Algorithms. Floating point arithmetic. Conditioning and stability. Direct methods for linear systems. NUmerical methos for the zeros of a function. Interpolation and approximation.
M.G. Gasparo, R. Morandi, Elementi di Calcolo Numerico: metodi ed algoritmi, McGraw-Hill, 2008
Learning Objectives
To know numerical methods for linear systems, non linear equations, approximation. Capability of writing simple algorithms. Basic knowledge of the package Matlab.
Prerequisites
Linear algebra and Calcolus
Teaching Methods
Frontal lessons and Matlab exercises in lab.
Type of Assessment
written exam to verify the skill of solving a simple basic problem of numerical analysis. Oral discussion about it
Course program
Algorithms. Floating point arithmetics. Finite precision. Norms of matrices and vectors.

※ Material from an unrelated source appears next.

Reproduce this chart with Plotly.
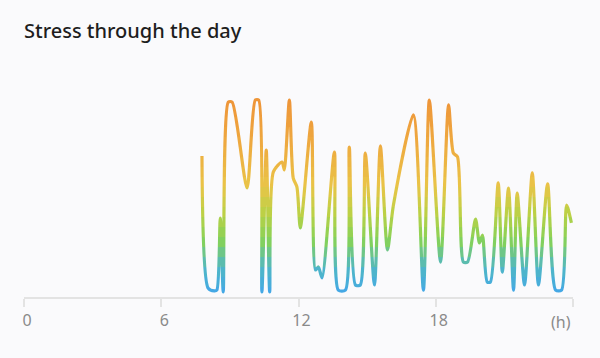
import plotly.graph_objects as go

# ---- data ----
hours = [7.78, 8.05, 8.32, 8.43, 8.58, 8.71, 8.93, 9.10, 9.75, 10.11, 10.26, 10.40, 10.59,
         10.74, 10.90, 11.28, 11.38, 11.60, 11.77, 11.93, 12.08, 12.56, 12.74, 12.87, 13.03,
         13.57, 13.74, 14.05, 14.22, 14.49, 14.70, 14.92, 15.32, 15.58, 15.89, 16.15, 17.02,
         17.46, 17.72, 18.21, 18.56, 18.77, 18.95, 19.21, 19.39, 19.74, 19.91, 20.04, 20.25,
         20.39, 20.73, 20.91, 21.18, 21.40, 21.56, 21.88, 22.22, 22.49, 22.89, 23.24, 23.50,
         23.72, 23.93]
stress = [69.5, 4.4, 3.0, 3.4, 38.9, 2.5, 96, 96, 53.7, 97, 97, 2.5, 72.4,
          2.5, 61.6, 66.5, 62.6, 97, 58.6, 54.2, 34, 86.2, 13.3, 14.8, 9.4,
          71.4, 3.4, 3.4, 73.9, 5.9, 5.9, 70.9, 5.9, 74.4, 23.2, 45.3, 89.7,
          3.4, 97, 17.2, 94.6, 70.9, 69, 17.2, 17.2, 38.4, 26.6, 30.5, 7.4,
          7.4, 56.2, 12.3, 53.7, 3.4, 51.2, 5.9, 61.1, 5.9, 55.7, 3.4, 3.4,
          45.3, 36.5]
avg_stress = 54.2
grid_max = 100
tick_vals = [0, 6, 12, 18, 24]
tick_text = ["0", "6", "12", "18", ""]
unit_label = "(h)"
title_text = "Stress through the day"

# ---- gradient (value -> colour) ----
stops = [(0, (66, 165, 235)), (14, (78, 182, 200)), (28, (132, 210, 88)),
         (42, (190, 208, 70)), (55, (234, 196, 72)), (75, (238, 170, 64)),
         (100, (238, 146, 56))]


def grad(v):
    for (v0, c0), (v1, c1) in zip(stops[:-1], stops[1:]):
        if v <= v1:
            t = (v - v0) / (v1 - v0)
            return "rgb(%d,%d,%d)" % tuple(round(a + (b - a) * t) for a, b in zip(c0, c1))
    return "rgb(%d,%d,%d)" % stops[-1][1]


# plot area: 210 px tall, bottom at value 0, grid line (100) 203 px above it
N = 21
YTOP = grid_max * 210 / 203
fig = go.Figure()
layout_axes = {}
for k in range(N):
    lo = YTOP * k / N
    hi = YTOP * (k + 1) / N
    name = "y%d" % (k + 2)
    fig.add_trace(go.Scatter(
        x=hours, y=stress, mode="lines", xaxis="x", yaxis=name,
        line=dict(color=grad((lo + hi) / 2), width=3.2, shape="spline", smoothing=0.7,
                  simplify=False),
        hoverinfo="skip", showlegend=False))
    layout_axes["yaxis%d" % (k + 2)] = dict(domain=[k / N, (k + 1) / N], range=[lo, hi],
                                           visible=False, fixedrange=True, anchor="x")

fig.update_layout(**layout_axes)
fig.update_layout(
    width=600, height=358,
    margin=dict(l=24, r=27, t=87, b=61),
    paper_bgcolor="#fafafc", plot_bgcolor="#fafafc",
    title=dict(text=title_text, xref="container", x=0.04, xanchor="left",
               y=1 - 31 / 358, yanchor="middle",
               font=dict(family="Noto Sans", size=20, color="#1e1e1e", weight=500)),
    xaxis=dict(range=[0, 24], tickvals=tick_vals, ticktext=tick_text, showgrid=False,
               zeroline=False, showline=True, linecolor="#e3e3e3", linewidth=1.5,
               ticks="outside", ticklen=8, tickcolor="#e3e3e3", tickwidth=1.5,
               ticklabelshift=3,
               tickfont=dict(family="Noto Sans", size=16, color="#8a8a8a"),
               anchor="y", fixedrange=True),
    yaxis=dict(domain=[0, 1], range=[0, YTOP], visible=False, fixedrange=True),
    shapes=[
        dict(type="line", xref="x", yref="y", x0=0, x1=24, y0=grid_max, y1=grid_max,
             line=dict(color="#ebebeb", width=1.5), layer="below"),
        dict(type="line", xref="x", yref="y", x0=0, x1=24, y0=avg_stress, y1=avg_stress,
             line=dict(color="#f2b640", width=1.5, dash="2px,4px"), layer="below"),
    ],
    annotations=[dict(text=unit_label, x=24, xref="x", xanchor="right",
                      y=-25 / 210, yref="paper", yanchor="middle", showarrow=False,
                      font=dict(family="Noto Sans", size=16, color="#8a8a8a"))],
)

fig.write_html("out.html")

Conditioning of a problem.
Stability of an algorithm. Direct methods for linear systems: Gauss method and pivoting strategies. Jacobi and Gauss-Siedel iterative methods for linear systems.
Iterative methods for finding the roorts of a nonlinear equation:
Bisection, Newton and Secant methods; corresponding algorithms.
MATLAB: Handling matrices, operations between matrices. Function and script files.
If, while and for commands.
2D e 3D plots. Built-in functions for linear systems, nonlinear equations, basic fitting.